DIRECTIVE ▸
Copy all of the material word for word, except for the pictures.

RECORDED INFORMATION ▸

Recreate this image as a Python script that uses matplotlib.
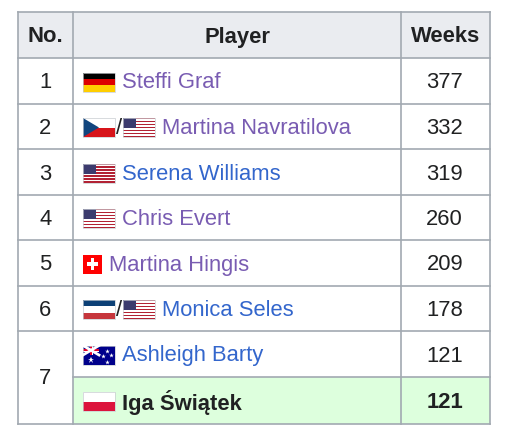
import matplotlib.pyplot as plt
from matplotlib.patches import Rectangle, Polygon

ranks = ["1", "2", "3", "4", "5", "6", "7", ""]
players = ["Steffi Graf", "Martina Navratilova", "Serena Williams", "Chris Evert",
           "Martina Hingis", "Monica Seles", "Ashleigh Barty", "Iga Świątek"]
weeks = [377, 332, 319, 260, 209, 178, 121, 121]
flags = [["GER"], ["CZE", "USA"], ["USA"], ["USA"], ["SUI"], ["YUG", "USA"], ["AUS"], ["POL"]]
link_colors = ["#795cb2", "#795cb2", "#3366cc", "#795cb2", "#795cb2", "#3366cc", "#3366cc", "#202122"]

plt.rcParams['font.family'] = ['Liberation Sans', 'DejaVu Sans']
fig = plt.figure(figsize=(5.08, 4.34), dpi=100)
ax = fig.add_axes([0, 0, 1, 1])
ax.set_xlim(0, 508)
ax.set_ylim(434, 0)
ax.axis('off')

border = "#a2a9b1"
x0, x1, x2, x3 = 18, 73, 401, 490
row_tops = [12, 58, 104, 149, 195, 240, 286, 331, 377, 424]
fs = 15.8
dy = 2  # text baseline nudge


def flag(code, x, y, w=32, h=19):
    def r(xx, yy, ww, hh, c):
        ax.add_patch(Rectangle((xx, yy), ww, hh, color=c, lw=0))
    if code == "GER":
        for i, c in enumerate(["#000000", "#dd0000", "#ffce00"]):
            r(x, y + i * h / 3, w, h / 3, c)
    elif code == "USA":
        for i in range(13):
            r(x, y + i * h / 13, w, h / 13, "#b22234" if i % 2 == 0 else "white")
        r(x, y, w * 0.4, h * 7 / 13, "#3c3b6e")
    elif code == "CZE":
        r(x, y, w, h / 2, "white")
        r(x, y + h / 2, w, h / 2, "#d7141a")
        ax.add_patch(Polygon([(x, y), (x + w / 2, y + h / 2), (x, y + h)], color="#11457e", lw=0))
    elif code == "SUI":
        r(x, y, h, h, "#ff0000")
        r(x + h * 0.2, y + h * 0.4, h * 0.6, h * 0.2, "white")
        r(x + h * 0.4, y + h * 0.2, h * 0.2, h * 0.6, "white")
        return h
    elif code == "YUG":
        for i, c in enumerate(["#0c4076", "white", "#c6363c"]):
            r(x, y + i * h / 3, w, h / 3, c)
    elif code == "AUS":
        r(x, y, w, h, "#00008b")
        ax.plot([x, x + w / 2], [y, y + h / 2], color="white", lw=2)
        ax.plot([x, x + w / 2], [y + h / 2, y], color="white", lw=2)
        r(x, y + h / 4 - 1.5, w / 2, 3, "white")
        r(x + w / 4 - 1.5, y, 3, h / 2, "white")
        r(x, y + h / 4 - 0.8, w / 2, 1.6, "#e4002b")
        r(x + w / 4 - 0.8, y, 1.6, h / 2, "#e4002b")
        for sx, sy in [(0.25, 0.78), (0.75, 0.3), (0.62, 0.55), (0.88, 0.5), (0.75, 0.85)]:
            ax.plot(x + sx * w, y + sy * h, marker='*', color='white', ms=3.5 if sx != 0.25 else 5, mew=0)
    elif code == "POL":
        r(x, y, w, h / 2, "white")
        r(x, y + h / 2, w, h / 2, "#dc143c")
    ax.add_patch(Rectangle((x, y), w, h, fill=False, ec="#c8ccd1", lw=0.5))
    return w


# header
ax.add_patch(Rectangle((x0, row_tops[0]), x3 - x0, row_tops[1] - row_tops[0], color="#eaecf0", lw=0))
# highlighted row
ax.add_patch(Rectangle((x1, row_tops[8]), x3 - x1, row_tops[9] - row_tops[8], color="#ddffdd", lw=0))

hy = (row_tops[0] + row_tops[1]) / 2 + dy
for txt, cx in [("No.", (x0 + x1) / 2), ("Player", (x1 + x2) / 2), ("Weeks", (x2 + x3) / 2)]:
    ax.text(cx, hy, txt, ha='center', va='center', fontsize=fs, fontweight='bold', color="#202122")

for i in range(8):
    top, bot = row_tops[i + 1], row_tops[i + 2]
    cy = (top + bot) / 2
    bold = 'bold' if i == 7 else 'normal'
    if i < 6:
        ax.text((x0 + x1) / 2, cy + dy, ranks[i], ha='center', va='center', fontsize=fs, color="#202122")
    elif i == 6:
        ax.text((x0 + x1) / 2, bot + dy, ranks[i], ha='center', va='center', fontsize=fs, color="#202122")
    fx = 83
    for j, code in enumerate(flags[i]):
        if j > 0:
            ax.text(fx + 1, cy + dy, "/", ha='left', va='center', fontsize=fs, color="#202122")
            fx += 8
        fx += flag(code, fx, cy - 8.5)
    ax.text(fx + 7, cy + dy, players[i], ha='left', va='center', fontsize=fs, color=link_colors[i], fontweight=bold)
    ax.text(x3 - 27, cy + dy, str(weeks[i]), ha='right', va='center', fontsize=fs, color="#202122", fontweight=bold)

# grid lines
lw = 1.2
for k, y in enumerate(row_tops):
    if k == 8:
        ax.plot([x1, x3], [y, y], color=border, lw=lw)
    else:
        ax.plot([x0, x3], [y, y], color=border, lw=lw)
for x in [x0, x1, x2, x3]:
    ax.plot([x, x], [row_tops[0], row_tops[-1]], color=border, lw=lw)

fig.savefig("out.png", dpi=100)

ANSWER TO THIS TASK ▸
Recreate this image as a Python script that uses matplotlib.
import matplotlib.pyplot as plt
from matplotlib.patches import Rectangle, Polygon

ranks = ["1", "2", "3", "4", "5", "6", "7", ""]
players = ["Steffi Graf", "Martina Navratilova", "Serena Williams", "Chris Evert",
           "Martina Hingis", "Monica Seles", "Ashleigh Barty", "Iga Świątek"]
weeks = [377, 332, 319, 260, 209, 178, 121, 121]
flags = [["GER"], ["CZE", "USA"], ["USA"], ["USA"], ["SUI"], ["YUG", "USA"], ["AUS"], ["POL"]]
link_colors = ["#795cb2", "#795cb2", "#3366cc", "#795cb2", "#795cb2", "#3366cc", "#3366cc", "#202122"]

plt.rcParams['font.family'] = ['Liberation Sans', 'DejaVu Sans']
fig = plt.figure(figsize=(5.08, 4.34), dpi=100)
ax = fig.add_axes([0, 0, 1, 1])
ax.set_xlim(0, 508)
ax.set_ylim(434, 0)
ax.axis('off')

border = "#a2a9b1"
x0, x1, x2, x3 = 18, 73, 401, 490
row_tops = [12, 58, 104, 149, 195, 240, 286, 331, 377, 424]
fs = 15.8
dy = 2  # text baseline nudge


def flag(code, x, y, w=32, h=19):
    def r(xx, yy, ww, hh, c):
        ax.add_patch(Rectangle((xx, yy), ww, hh, color=c, lw=0))
    if code == "GER":
        for i, c in enumerate(["#000000", "#dd0000", "#ffce00"]):
            r(x, y + i * h / 3, w, h / 3, c)
    elif code == "USA":
        for i in range(13):
            r(x, y + i * h / 13, w, h / 13, "#b22234" if i % 2 == 0 else "white")
        r(x, y, w * 0.4, h * 7 / 13, "#3c3b6e")
    elif code == "CZE":
        r(x, y, w, h / 2, "white")
        r(x, y + h / 2, w, h / 2, "#d7141a")
        ax.add_patch(Polygon([(x, y), (x + w / 2, y + h / 2), (x, y + h)], color="#11457e", lw=0))
    elif code == "SUI":
        r(x, y, h, h, "#ff0000")
        r(x + h * 0.2, y + h * 0.4, h * 0.6, h * 0.2, "white")
        r(x + h * 0.4, y + h * 0.2, h * 0.2, h * 0.6, "white")
        return h
    elif code == "YUG":
        for i, c in enumerate(["#0c4076", "white", "#c6363c"]):
            r(x, y + i * h / 3, w, h / 3, c)
    elif code == "AUS":
        r(x, y, w, h, "#00008b")
        ax.plot([x, x + w / 2], [y, y + h / 2], color="white", lw=2)
        ax.plot([x, x + w / 2], [y + h / 2, y], color="white", lw=2)
        r(x, y + h / 4 - 1.5, w / 2, 3, "white")
        r(x + w / 4 - 1.5, y, 3, h / 2, "white")
        r(x, y + h / 4 - 0.8, w / 2, 1.6, "#e4002b")
        r(x + w / 4 - 0.8, y, 1.6, h / 2, "#e4002b")
        for sx, sy in [(0.25, 0.78), (0.75, 0.3), (0.62, 0.55), (0.88, 0.5), (0.75, 0.85)]:
            ax.plot(x + sx * w, y + sy * h, marker='*', color='white', ms=3.5 if sx != 0.25 else 5, mew=0)
    elif code == "POL":
        r(x, y, w, h / 2, "white")
        r(x, y + h / 2, w, h / 2, "#dc143c")
    ax.add_patch(Rectangle((x, y), w, h, fill=False, ec="#c8ccd1", lw=0.5))
    return w


# header
ax.add_patch(Rectangle((x0, row_tops[0]), x3 - x0, row_tops[1] - row_tops[0], color="#eaecf0", lw=0))
# highlighted row
ax.add_patch(Rectangle((x1, row_tops[8]), x3 - x1, row_tops[9] - row_tops[8], color="#ddffdd", lw=0))

hy = (row_tops[0] + row_tops[1]) / 2 + dy
for txt, cx in [("No.", (x0 + x1) / 2), ("Player", (x1 + x2) / 2), ("Weeks", (x2 + x3) / 2)]:
    ax.text(cx, hy, txt, ha='center', va='center', fontsize=fs, fontweight='bold', color="#202122")

for i in range(8):
    top, bot = row_tops[i + 1], row_tops[i + 2]
    cy = (top + bot) / 2
    bold = 'bold' if i == 7 else 'normal'
    if i < 6:
        ax.text((x0 + x1) / 2, cy + dy, ranks[i], ha='center', va='center', fontsize=fs, color="#202122")
    elif i == 6:
        ax.text((x0 + x1) / 2, bot + dy, ranks[i], ha='center', va='center', fontsize=fs, color="#202122")
    fx = 83
    for j, code in enumerate(flags[i]):
        if j > 0:
            ax.text(fx + 1, cy + dy, "/", ha='left', va='center', fontsize=fs, color="#202122")
            fx += 8
        fx += flag(code, fx, cy - 8.5)
    ax.text(fx + 7, cy + dy, players[i], ha='left', va='center', fontsize=fs, color=link_colors[i], fontweight=bold)
    ax.text(x3 - 27, cy + dy, str(weeks[i]), ha='right', va='center', fontsize=fs, color="#202122", fontweight=bold)

# grid lines
lw = 1.2
for k, y in enumerate(row_tops):
    if k == 8:
        ax.plot([x1, x3], [y, y], color=border, lw=lw)
    else:
        ax.plot([x0, x3], [y, y], color=border, lw=lw)
for x in [x0, x1, x2, x3]:
    ax.plot([x, x], [row_tops[0], row_tops[-1]], color=border, lw=lw)

fig.savefig("out.png", dpi=100)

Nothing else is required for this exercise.